The hardest nights were the nights when the cloaked being would stand by and watch her nightmare unfold. He stood with his great arms crossed, like some horrible master watching in wicked approval as the monster swooped down for Abdhe and Lynhi. Jahrra would cry out desperately for him to help her, but no matter how much she cried and begged, he did not move and he would not help her. He only stood solemnly in the distance, his head covered and his face hidden in shadow, watching noiselessly and motionlessly as the wind whipped his cloak around like an emerald banner.
After several recurring dreams of this horrible scene, Jahrra became angry with him. Why wouldn’t he help her parents? Why did he just look on like nothing was happening?
As the weeks went on, this didn’t change. Her parents were always torn from her and the hooded figure always watched like a statue. Jahrra thought this torture would never end, but gradually, as gradually as the earth itself changes, she found herself looking to the hooded figure, finding comfort in his mere presence. It was then that she realized he could do nothing, for this wasn’t his dream, this wasn’t his sorrow, but hers. He was doing all he could just by being there on the edge of her nightmare.
Soon, Jahrra no longer saw the monster as it took her parents away, and she no longer felt as mournful as she had before. This being, this person, whoever he was, had helped her get past the loss of her parents more than she could ever know. She no longer hated him, but looked to him as a beacon of comfort when the dreams came, and soon, sooner than she would have thought, she was no longer waking up in tears.

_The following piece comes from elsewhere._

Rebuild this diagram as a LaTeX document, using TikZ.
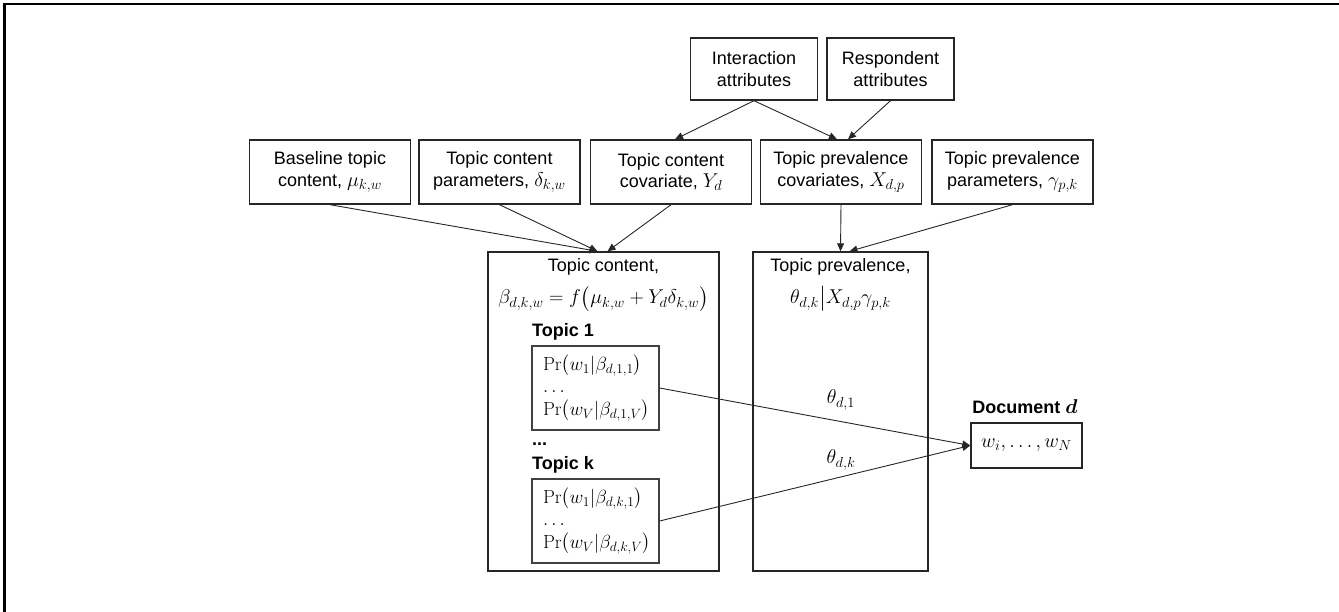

The soft, mournful hooting of an owl reminded Jahrra that the day was over. She put her hands to her cheeks to wipe away her tears only to be surprised to find them warm and dry. She took a deep breath, shaking the remaining images of her dreams from her mind. It had done her some good to think about them, even if they had been terrifying at first. Her dreams had shown her the truth of her pain, of her sorrow, and that it was time for her to move on. Jahrra walked back to the Castle Guard Ruin in the twilight hoping that this coming year would pass with less pain and sadness. Somehow, she knew that it would.